• GIVEN REQUEST: Without the pictures, return exactly the lines from the one with "Output the Python" through the one with "plt.rcParams['font.family'] = ['Noto". Both end lines belong in the copy.

Plotting code records
=-=-=

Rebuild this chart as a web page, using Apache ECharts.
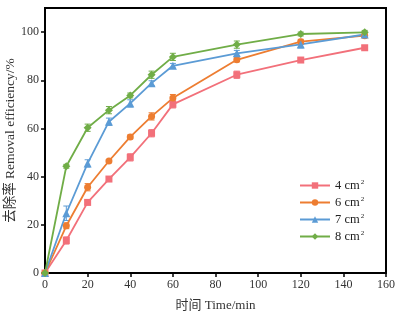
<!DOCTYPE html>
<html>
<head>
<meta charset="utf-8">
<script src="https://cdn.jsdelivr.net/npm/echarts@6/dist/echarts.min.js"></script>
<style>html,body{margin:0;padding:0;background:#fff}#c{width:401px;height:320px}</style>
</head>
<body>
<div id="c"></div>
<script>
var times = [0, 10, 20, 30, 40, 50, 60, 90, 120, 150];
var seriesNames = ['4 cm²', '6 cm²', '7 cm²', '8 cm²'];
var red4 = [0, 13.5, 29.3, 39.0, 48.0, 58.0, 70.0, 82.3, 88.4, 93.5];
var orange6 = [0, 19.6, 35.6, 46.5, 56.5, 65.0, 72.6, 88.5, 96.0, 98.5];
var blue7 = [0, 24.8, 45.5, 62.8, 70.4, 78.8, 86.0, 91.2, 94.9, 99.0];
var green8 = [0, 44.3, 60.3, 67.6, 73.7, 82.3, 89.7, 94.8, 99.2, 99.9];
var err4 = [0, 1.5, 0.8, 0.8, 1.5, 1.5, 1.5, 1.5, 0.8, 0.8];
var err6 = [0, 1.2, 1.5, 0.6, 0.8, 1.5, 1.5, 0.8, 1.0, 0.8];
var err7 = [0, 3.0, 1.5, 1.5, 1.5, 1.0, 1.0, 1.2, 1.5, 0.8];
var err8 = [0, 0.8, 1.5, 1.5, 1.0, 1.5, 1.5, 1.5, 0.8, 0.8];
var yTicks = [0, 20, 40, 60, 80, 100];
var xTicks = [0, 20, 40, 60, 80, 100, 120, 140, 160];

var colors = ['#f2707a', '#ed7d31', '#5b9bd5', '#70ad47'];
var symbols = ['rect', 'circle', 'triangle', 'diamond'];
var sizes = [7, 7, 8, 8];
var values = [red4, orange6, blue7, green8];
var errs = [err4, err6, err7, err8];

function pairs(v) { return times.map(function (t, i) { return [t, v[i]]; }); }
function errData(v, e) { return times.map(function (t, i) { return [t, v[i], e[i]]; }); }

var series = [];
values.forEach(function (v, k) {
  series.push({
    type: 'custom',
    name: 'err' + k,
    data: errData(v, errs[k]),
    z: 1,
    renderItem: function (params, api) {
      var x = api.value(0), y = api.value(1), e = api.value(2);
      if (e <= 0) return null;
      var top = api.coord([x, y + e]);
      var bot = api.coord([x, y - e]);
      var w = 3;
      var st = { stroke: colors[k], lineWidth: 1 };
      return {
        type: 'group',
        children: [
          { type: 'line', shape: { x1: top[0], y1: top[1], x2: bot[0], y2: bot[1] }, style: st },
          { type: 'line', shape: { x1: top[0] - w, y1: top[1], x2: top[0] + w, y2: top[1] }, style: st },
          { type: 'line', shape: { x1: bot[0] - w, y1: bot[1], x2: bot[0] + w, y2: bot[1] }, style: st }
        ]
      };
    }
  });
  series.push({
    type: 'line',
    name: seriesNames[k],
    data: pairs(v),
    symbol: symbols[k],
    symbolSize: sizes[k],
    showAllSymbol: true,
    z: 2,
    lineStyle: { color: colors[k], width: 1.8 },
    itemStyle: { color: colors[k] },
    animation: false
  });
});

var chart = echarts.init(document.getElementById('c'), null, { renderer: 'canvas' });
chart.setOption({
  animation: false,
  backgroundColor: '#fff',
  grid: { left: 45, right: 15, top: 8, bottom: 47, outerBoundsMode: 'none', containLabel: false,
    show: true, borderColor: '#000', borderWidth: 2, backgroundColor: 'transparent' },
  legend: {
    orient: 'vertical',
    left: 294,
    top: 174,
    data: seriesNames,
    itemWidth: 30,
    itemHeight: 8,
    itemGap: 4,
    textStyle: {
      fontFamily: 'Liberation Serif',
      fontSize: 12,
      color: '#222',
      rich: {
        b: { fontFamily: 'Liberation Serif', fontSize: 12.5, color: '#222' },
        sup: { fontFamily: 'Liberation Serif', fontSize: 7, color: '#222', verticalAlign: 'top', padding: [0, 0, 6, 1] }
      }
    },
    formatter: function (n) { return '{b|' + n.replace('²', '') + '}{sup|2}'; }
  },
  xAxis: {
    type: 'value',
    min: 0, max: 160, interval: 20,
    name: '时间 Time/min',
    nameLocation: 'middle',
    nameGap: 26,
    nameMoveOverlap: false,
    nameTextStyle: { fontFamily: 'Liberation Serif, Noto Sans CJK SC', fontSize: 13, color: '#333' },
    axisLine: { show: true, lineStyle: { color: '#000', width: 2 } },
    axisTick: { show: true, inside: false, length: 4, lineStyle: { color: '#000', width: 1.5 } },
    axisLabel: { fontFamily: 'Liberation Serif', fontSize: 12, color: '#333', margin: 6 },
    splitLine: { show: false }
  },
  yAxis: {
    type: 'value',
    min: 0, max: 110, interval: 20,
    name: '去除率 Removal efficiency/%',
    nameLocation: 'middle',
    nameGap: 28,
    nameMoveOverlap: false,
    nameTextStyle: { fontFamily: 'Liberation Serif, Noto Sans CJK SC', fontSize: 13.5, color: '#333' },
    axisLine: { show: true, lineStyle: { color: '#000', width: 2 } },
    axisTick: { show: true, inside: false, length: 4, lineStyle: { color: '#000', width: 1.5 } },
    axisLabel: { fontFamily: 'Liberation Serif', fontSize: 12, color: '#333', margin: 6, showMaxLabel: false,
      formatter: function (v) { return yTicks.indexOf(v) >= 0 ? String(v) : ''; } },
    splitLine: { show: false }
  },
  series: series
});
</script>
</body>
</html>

=-=-=

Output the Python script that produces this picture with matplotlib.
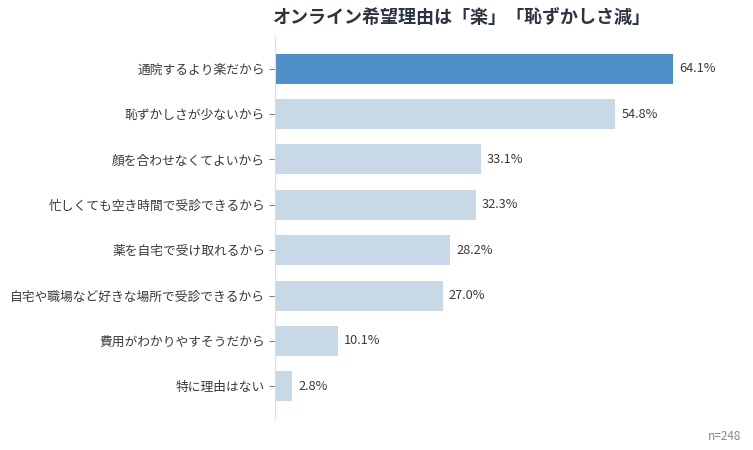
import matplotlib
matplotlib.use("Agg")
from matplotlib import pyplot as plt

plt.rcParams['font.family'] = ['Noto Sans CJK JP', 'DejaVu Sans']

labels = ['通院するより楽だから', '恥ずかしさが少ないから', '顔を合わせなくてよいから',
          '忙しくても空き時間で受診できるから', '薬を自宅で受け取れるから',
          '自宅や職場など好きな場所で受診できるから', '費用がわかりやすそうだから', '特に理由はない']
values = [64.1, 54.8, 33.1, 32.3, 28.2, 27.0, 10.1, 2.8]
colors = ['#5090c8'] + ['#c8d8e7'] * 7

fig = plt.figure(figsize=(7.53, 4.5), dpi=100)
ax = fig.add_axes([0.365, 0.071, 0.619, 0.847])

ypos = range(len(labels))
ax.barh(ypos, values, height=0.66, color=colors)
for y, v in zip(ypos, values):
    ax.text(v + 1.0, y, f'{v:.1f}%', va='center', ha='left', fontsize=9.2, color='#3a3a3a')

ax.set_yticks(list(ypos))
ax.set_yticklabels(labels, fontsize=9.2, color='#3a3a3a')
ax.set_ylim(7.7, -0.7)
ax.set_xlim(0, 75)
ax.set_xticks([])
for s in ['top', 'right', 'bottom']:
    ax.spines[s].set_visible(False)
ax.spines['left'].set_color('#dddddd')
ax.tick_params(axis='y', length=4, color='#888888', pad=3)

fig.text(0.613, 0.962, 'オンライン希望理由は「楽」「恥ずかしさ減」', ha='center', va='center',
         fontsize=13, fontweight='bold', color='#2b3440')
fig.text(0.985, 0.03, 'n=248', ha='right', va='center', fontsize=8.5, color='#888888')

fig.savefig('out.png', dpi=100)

=-=-=

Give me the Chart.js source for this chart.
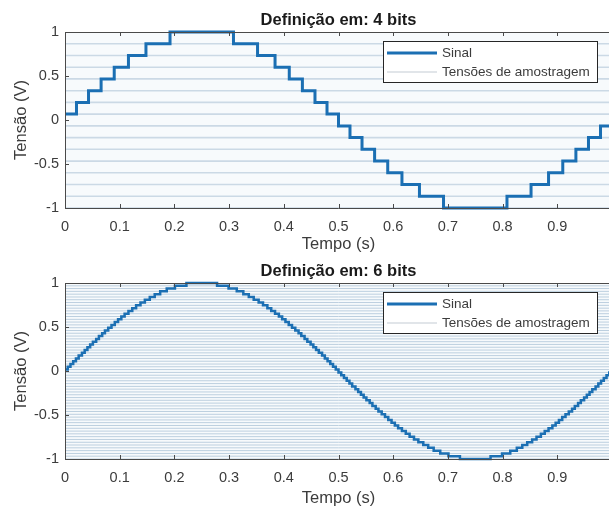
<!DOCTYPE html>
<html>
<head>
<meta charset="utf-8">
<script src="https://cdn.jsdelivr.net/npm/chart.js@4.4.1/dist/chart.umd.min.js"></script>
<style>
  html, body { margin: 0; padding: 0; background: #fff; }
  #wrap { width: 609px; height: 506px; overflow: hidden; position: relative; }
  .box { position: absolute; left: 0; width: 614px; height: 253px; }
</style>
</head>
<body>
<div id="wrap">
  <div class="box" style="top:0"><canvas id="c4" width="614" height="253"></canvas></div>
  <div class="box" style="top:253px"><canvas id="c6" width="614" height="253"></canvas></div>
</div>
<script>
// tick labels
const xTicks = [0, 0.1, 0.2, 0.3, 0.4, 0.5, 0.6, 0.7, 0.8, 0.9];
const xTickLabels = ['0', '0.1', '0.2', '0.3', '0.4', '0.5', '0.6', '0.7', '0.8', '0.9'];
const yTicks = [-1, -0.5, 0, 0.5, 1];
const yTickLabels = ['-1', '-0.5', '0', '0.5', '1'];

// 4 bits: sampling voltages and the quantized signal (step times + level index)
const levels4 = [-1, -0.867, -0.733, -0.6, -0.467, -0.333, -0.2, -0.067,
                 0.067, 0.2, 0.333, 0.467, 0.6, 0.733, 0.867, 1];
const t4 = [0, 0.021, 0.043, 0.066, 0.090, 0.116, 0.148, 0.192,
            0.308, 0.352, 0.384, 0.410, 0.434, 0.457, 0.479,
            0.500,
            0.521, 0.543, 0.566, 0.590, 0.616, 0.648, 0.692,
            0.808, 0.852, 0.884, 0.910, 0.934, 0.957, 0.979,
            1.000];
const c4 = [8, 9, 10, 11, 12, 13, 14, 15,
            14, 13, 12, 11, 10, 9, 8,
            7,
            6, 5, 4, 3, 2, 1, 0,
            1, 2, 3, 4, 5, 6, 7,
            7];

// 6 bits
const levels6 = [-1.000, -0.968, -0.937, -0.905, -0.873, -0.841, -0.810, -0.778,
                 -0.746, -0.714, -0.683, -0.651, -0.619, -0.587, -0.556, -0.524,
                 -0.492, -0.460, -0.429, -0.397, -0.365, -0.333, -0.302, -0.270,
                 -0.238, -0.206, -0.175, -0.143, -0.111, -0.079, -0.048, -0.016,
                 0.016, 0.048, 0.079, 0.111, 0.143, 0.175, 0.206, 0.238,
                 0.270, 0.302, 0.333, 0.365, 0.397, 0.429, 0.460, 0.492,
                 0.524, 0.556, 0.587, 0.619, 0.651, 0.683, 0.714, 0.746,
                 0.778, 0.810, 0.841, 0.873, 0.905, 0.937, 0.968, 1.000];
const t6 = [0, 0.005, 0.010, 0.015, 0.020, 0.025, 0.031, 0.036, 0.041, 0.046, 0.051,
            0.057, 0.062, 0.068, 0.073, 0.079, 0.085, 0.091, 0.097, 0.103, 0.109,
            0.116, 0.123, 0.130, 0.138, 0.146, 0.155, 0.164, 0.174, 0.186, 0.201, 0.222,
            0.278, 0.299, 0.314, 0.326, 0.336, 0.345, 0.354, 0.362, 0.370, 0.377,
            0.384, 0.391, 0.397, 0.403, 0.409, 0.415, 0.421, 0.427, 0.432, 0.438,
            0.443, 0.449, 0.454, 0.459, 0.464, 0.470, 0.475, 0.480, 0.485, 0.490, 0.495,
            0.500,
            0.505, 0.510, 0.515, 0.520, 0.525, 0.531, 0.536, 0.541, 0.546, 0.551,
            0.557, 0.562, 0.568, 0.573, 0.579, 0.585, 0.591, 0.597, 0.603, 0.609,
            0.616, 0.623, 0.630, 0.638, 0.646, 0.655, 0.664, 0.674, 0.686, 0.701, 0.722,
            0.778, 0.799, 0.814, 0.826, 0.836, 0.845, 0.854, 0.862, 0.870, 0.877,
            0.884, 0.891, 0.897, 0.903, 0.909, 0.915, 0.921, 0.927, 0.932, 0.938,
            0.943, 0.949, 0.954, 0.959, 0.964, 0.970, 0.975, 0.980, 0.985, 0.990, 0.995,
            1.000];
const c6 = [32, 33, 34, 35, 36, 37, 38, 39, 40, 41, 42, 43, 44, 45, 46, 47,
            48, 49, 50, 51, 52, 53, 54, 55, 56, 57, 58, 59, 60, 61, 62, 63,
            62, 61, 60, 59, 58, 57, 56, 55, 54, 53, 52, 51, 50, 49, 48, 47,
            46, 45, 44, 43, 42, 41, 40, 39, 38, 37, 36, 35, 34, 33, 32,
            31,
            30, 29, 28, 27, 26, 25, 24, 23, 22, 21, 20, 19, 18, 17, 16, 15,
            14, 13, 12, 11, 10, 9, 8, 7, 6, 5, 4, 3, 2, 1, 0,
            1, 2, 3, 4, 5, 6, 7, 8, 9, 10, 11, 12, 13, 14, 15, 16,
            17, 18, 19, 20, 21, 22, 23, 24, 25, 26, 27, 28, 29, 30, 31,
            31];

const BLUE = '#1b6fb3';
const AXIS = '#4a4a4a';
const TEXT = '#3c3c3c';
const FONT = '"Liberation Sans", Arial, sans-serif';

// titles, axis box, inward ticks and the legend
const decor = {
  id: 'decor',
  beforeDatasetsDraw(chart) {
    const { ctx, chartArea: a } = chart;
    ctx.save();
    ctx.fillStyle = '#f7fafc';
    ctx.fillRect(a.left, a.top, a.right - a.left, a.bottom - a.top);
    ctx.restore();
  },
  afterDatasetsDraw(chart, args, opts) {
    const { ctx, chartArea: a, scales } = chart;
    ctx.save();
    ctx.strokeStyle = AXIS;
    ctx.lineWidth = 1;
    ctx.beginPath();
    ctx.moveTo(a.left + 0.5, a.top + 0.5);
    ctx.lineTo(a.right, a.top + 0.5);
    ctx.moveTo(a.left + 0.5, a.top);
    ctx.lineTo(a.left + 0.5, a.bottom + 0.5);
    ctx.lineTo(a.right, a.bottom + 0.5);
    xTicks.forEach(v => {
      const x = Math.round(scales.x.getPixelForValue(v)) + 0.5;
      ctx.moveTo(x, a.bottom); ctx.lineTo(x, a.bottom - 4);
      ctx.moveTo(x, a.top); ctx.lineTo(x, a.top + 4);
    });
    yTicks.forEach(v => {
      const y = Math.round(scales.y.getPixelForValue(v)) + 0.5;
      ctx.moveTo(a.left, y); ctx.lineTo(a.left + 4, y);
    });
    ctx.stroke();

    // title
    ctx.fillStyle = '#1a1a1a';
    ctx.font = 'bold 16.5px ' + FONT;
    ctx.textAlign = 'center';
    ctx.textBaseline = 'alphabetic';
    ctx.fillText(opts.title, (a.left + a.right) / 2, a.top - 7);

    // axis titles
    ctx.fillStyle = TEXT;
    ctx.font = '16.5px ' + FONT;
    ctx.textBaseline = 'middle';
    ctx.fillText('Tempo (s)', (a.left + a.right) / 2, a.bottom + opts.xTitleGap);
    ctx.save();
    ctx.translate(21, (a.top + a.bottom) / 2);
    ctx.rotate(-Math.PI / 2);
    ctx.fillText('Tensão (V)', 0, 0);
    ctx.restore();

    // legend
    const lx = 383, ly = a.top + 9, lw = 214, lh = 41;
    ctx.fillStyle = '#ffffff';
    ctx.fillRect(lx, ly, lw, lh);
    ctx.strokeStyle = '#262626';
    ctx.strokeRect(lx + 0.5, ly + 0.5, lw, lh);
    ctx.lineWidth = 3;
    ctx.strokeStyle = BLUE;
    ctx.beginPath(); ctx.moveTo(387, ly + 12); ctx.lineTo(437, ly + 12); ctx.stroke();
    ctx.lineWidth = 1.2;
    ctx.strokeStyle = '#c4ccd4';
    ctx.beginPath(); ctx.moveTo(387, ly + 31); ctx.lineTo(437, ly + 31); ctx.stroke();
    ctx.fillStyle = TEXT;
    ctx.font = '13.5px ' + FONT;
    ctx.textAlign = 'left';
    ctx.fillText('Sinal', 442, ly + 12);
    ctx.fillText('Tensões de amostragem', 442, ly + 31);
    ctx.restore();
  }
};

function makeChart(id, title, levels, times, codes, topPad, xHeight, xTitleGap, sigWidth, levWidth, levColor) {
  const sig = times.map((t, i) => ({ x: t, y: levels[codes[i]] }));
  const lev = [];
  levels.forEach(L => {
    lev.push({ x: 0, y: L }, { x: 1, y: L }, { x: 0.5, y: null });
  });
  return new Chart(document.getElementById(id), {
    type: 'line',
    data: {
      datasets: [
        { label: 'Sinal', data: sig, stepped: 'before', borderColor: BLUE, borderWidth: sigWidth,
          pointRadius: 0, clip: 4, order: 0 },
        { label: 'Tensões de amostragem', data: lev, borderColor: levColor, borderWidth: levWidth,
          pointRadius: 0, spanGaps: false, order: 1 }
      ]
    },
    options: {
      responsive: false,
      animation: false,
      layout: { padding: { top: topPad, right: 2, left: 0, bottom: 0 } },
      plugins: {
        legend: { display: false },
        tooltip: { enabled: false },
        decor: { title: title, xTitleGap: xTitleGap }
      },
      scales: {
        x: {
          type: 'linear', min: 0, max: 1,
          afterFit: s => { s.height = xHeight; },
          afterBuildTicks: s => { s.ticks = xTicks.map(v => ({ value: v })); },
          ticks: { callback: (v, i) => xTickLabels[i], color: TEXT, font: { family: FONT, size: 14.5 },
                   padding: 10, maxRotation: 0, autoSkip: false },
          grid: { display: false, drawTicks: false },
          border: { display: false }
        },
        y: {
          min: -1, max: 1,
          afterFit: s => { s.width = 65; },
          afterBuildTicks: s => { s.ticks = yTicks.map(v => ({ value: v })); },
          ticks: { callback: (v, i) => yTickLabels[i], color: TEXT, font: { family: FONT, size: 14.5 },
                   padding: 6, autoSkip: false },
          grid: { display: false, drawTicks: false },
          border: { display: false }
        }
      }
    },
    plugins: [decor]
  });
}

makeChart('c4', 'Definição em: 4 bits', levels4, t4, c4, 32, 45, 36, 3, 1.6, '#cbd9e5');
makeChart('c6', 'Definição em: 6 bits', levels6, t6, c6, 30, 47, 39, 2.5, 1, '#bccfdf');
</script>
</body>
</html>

=-=-=

• THE RESPONSE:
Output the Python script that produces this picture with matplotlib.
import matplotlib
matplotlib.use("Agg")
from matplotlib import pyplot as plt

plt.rcParams['font.family'] = ['Noto Sans CJK JP', 'DejaVu Sans']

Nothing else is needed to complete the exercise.